You can get them by simply copying links to outputs in the web editor, or using the share functionality in web editor to share full metadata.
It’s not a known problem, but interesting to investigate. Also wondering why it in fact takes 20 minutes to download.

Here the url: “https://openeo.dataspace.copernicus.eu/openeo/1.2/jobs/j-24030166eb4d49cdb0c03559759f5ec3/results/Y2I5ZTFhM2UtODFiMy00MmU0LTg3NjYtZDA1OGE3OGI0NWY1/97eb02b6cfdf87a0456dba49c627cd24?expires=1709997289

Thanks, I’ll be using this as a test.
Note that in the meantime, I would recommend to use a more advanced downloader tool for these larger files. For instance ‘wget’ for sure allows resuming of downloads.

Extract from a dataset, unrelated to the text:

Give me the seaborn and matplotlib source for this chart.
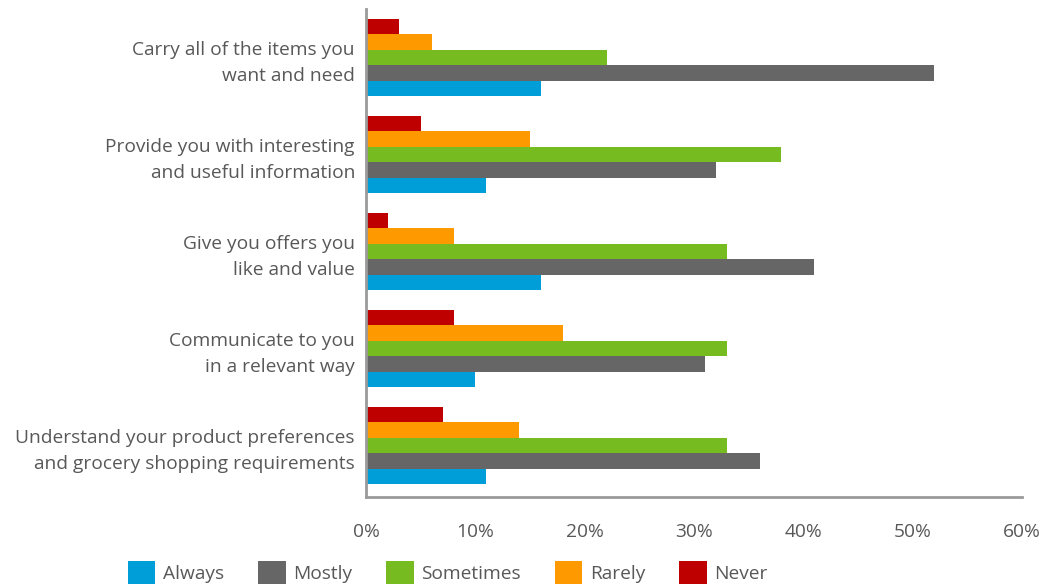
import pandas as pd
import seaborn as sns
import matplotlib.pyplot as plt

# survey questions (top to bottom)
questions = [
    'Carry all of the items you\nwant and need',
    'Provide you with interesting\nand useful information',
    'Give you offers you\nlike and value',
    'Communicate to you\nin a relevant way',
    'Understand your product preferences\nand grocery shopping requirements',
]
never = [3, 5, 2, 8, 7]
rarely = [6, 15, 8, 18, 14]
sometimes = [22, 38, 33, 33, 33]
mostly = [52, 32, 41, 31, 36]
always = [16, 11, 16, 10, 11]

answers = ['Never', 'Rarely', 'Sometimes', 'Mostly', 'Always']
colors = {'Always': '#009ed9', 'Mostly': '#666666', 'Sometimes': '#76bc21',
          'Rarely': '#ff9900', 'Never': '#bf0000'}
xticks = [0, 10, 20, 30, 40, 50, 60]
xticklabels = ['0%', '10%', '20%', '30%', '40%', '50%', '60%']

series = dict(zip(answers, [never, rarely, sometimes, mostly, always]))
rows = []
for ans, vals in series.items():
    for q, v in zip(questions, vals):
        rows.append({'question': q, 'answer': ans, 'pct': v})
df = pd.DataFrame(rows)

sns.set_style('white')
plt.rcParams['font.family'] = ['Open Sans', 'DejaVu Sans']
grey = '#585858'
axis_grey = '#9a9a9a'

fig = plt.figure(figsize=(10.46, 5.88), dpi=100)
ax = fig.add_axes([0.35, 0.155, 0.627, 0.83])

sns.barplot(data=df, y='question', x='pct', hue='answer', hue_order=answers,
            order=questions, palette=colors, orient='h', width=0.8,
            linewidth=0, saturation=1, ax=ax)

ax.set_xlim(0, 60)
ax.set_ylim(4.53, -0.5)
ax.set_xticks(xticks)
ax.set_xticklabels(xticklabels)
ax.set_xlabel('')
ax.set_ylabel('')

for lbl in ax.get_yticklabels():
    lbl.set_multialignment('right')
    lbl.set_linespacing(1.55)
ax.tick_params(axis='y', length=0, pad=8, labelsize=13.8, labelcolor=grey)
ax.tick_params(axis='x', direction='in', length=8, width=1.5, color=axis_grey,
               pad=19, labelsize=13.8, labelcolor=grey)

sns.despine(ax=ax)
for side in ['left', 'bottom']:
    ax.spines[side].set_color(axis_grey)
    ax.spines[side].set_linewidth(2)

handles, labels = ax.get_legend_handles_labels()
ax.get_legend().remove()
fig.legend(handles[::-1], labels[::-1], ncol=5, loc='center',
           bbox_to_anchor=(0.428, 0.026), frameon=False, fontsize=13.8,
           labelcolor=grey, handlelength=1.45, handleheight=1.45,
           handletextpad=0.4, columnspacing=1.75, borderpad=0)

fig.savefig('out.png', dpi=100)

The Python client currently doesn’t support that, as it’s only fairly recently that users started to generate files of over 2GB.
Unfortunately network interruptions can never be ruled out, so resume of download can be rather important.

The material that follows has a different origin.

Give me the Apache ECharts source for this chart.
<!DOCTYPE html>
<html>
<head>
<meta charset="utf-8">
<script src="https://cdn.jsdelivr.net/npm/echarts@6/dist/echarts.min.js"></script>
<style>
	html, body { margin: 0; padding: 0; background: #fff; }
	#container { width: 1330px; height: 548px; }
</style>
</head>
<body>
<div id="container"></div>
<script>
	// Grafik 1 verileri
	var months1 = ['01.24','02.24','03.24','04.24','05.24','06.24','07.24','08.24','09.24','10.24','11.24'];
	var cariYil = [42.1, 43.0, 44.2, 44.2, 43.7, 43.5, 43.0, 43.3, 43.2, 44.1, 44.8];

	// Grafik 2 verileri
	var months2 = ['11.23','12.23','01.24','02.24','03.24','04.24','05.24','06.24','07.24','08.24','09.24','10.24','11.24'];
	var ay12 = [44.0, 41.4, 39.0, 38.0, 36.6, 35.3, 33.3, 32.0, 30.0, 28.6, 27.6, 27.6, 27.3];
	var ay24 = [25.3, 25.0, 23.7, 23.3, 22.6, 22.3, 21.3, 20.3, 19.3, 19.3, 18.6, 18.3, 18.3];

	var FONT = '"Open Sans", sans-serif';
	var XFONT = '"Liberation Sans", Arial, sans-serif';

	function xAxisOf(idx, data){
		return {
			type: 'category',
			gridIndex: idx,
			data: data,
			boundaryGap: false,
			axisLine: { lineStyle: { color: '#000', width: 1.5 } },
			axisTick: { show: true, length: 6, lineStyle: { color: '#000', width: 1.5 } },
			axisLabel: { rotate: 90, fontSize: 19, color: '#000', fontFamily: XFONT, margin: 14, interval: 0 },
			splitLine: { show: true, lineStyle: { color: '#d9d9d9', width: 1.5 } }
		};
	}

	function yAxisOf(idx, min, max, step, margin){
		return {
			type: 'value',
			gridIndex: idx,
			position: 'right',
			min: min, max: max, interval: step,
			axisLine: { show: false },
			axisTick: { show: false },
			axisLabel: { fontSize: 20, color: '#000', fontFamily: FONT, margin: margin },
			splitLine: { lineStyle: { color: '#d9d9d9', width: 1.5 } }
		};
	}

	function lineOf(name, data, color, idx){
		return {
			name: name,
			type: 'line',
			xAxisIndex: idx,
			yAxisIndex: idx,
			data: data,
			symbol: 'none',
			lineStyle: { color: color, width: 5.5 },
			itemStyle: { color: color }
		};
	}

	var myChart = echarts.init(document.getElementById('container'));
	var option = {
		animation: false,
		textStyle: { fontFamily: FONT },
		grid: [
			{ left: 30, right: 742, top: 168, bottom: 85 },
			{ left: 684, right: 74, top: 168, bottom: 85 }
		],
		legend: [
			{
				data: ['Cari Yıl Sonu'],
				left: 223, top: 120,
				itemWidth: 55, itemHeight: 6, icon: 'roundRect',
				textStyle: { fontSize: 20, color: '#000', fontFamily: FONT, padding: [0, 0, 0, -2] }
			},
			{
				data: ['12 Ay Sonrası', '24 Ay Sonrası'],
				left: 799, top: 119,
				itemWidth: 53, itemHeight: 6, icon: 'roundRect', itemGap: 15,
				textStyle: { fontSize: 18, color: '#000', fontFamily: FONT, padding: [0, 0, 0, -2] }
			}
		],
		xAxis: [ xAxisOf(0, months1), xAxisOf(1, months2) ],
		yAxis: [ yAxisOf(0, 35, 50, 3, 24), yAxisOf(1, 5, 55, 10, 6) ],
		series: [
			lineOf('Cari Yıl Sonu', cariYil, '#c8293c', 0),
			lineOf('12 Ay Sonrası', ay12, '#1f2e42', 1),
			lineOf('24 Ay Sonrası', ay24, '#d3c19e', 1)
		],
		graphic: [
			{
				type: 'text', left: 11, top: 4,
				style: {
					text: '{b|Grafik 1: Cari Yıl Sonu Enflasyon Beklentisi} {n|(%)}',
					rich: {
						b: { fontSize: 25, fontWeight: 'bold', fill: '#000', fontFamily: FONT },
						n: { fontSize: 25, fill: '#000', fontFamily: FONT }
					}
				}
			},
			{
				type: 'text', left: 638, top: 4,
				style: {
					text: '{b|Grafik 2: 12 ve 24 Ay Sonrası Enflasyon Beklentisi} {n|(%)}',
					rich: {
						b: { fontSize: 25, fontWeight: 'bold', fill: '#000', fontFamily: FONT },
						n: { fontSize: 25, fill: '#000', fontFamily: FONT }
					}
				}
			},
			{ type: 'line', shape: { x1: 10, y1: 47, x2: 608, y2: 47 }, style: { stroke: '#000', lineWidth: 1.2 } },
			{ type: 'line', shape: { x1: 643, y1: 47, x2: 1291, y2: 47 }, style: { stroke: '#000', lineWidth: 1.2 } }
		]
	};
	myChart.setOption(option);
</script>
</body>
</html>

I tried using wget to download the job result. Same result: with small files, there is no problem. However, when dealing with big files, this error arises:

import subprocess
import os


#job_id = "j-2402262a0e5a43819aa802abc4ad428e"
job_id = "j-24022686817a48b58bc19c3c035f62b9"
job = connection.job(job_id)


# Check the job details for any files or assets
results = job.get_results()

# URL of the file to download
file_url = results.get_metadata()['assets']['openEO.nc']['href']

# Path where the file will be downloaded
download_path = "/tmp/"

# Command to execute wget with the -c option
command = ["wget", "-c", file_url, "-P", download_path]
#command = ["wget", "-c", file_url]
# Execute the command
subprocess.run(command)
file_path= download_path + file_url.split('/')[-1]

from netCDF4 import Dataset

nc_file = Dataset(file_path, 'r')
print(nc_file)
---------------------------------------------------------------------------

OSError                                   Traceback (most recent call last)

<ipython-input-68-0cf844a75395> in <cell line: 2>()
      1 from netCDF4 import Dataset
----> 2 nc_file = Dataset(file_path, 'r')  
      3 print(nc_file)

src/netCDF4/_netCDF4.pyx in netCDF4._netCDF4.Dataset.__init__()

src/netCDF4/_netCDF4.pyx in netCDF4._netCDF4._ensure_nc_success()

OSError: [Errno -101] NetCDF: HDF error: '/tmp/openEO.nc?expires=1710265154'

Indeed, we’re following up in the ticket below. Seems to be something weird in the network.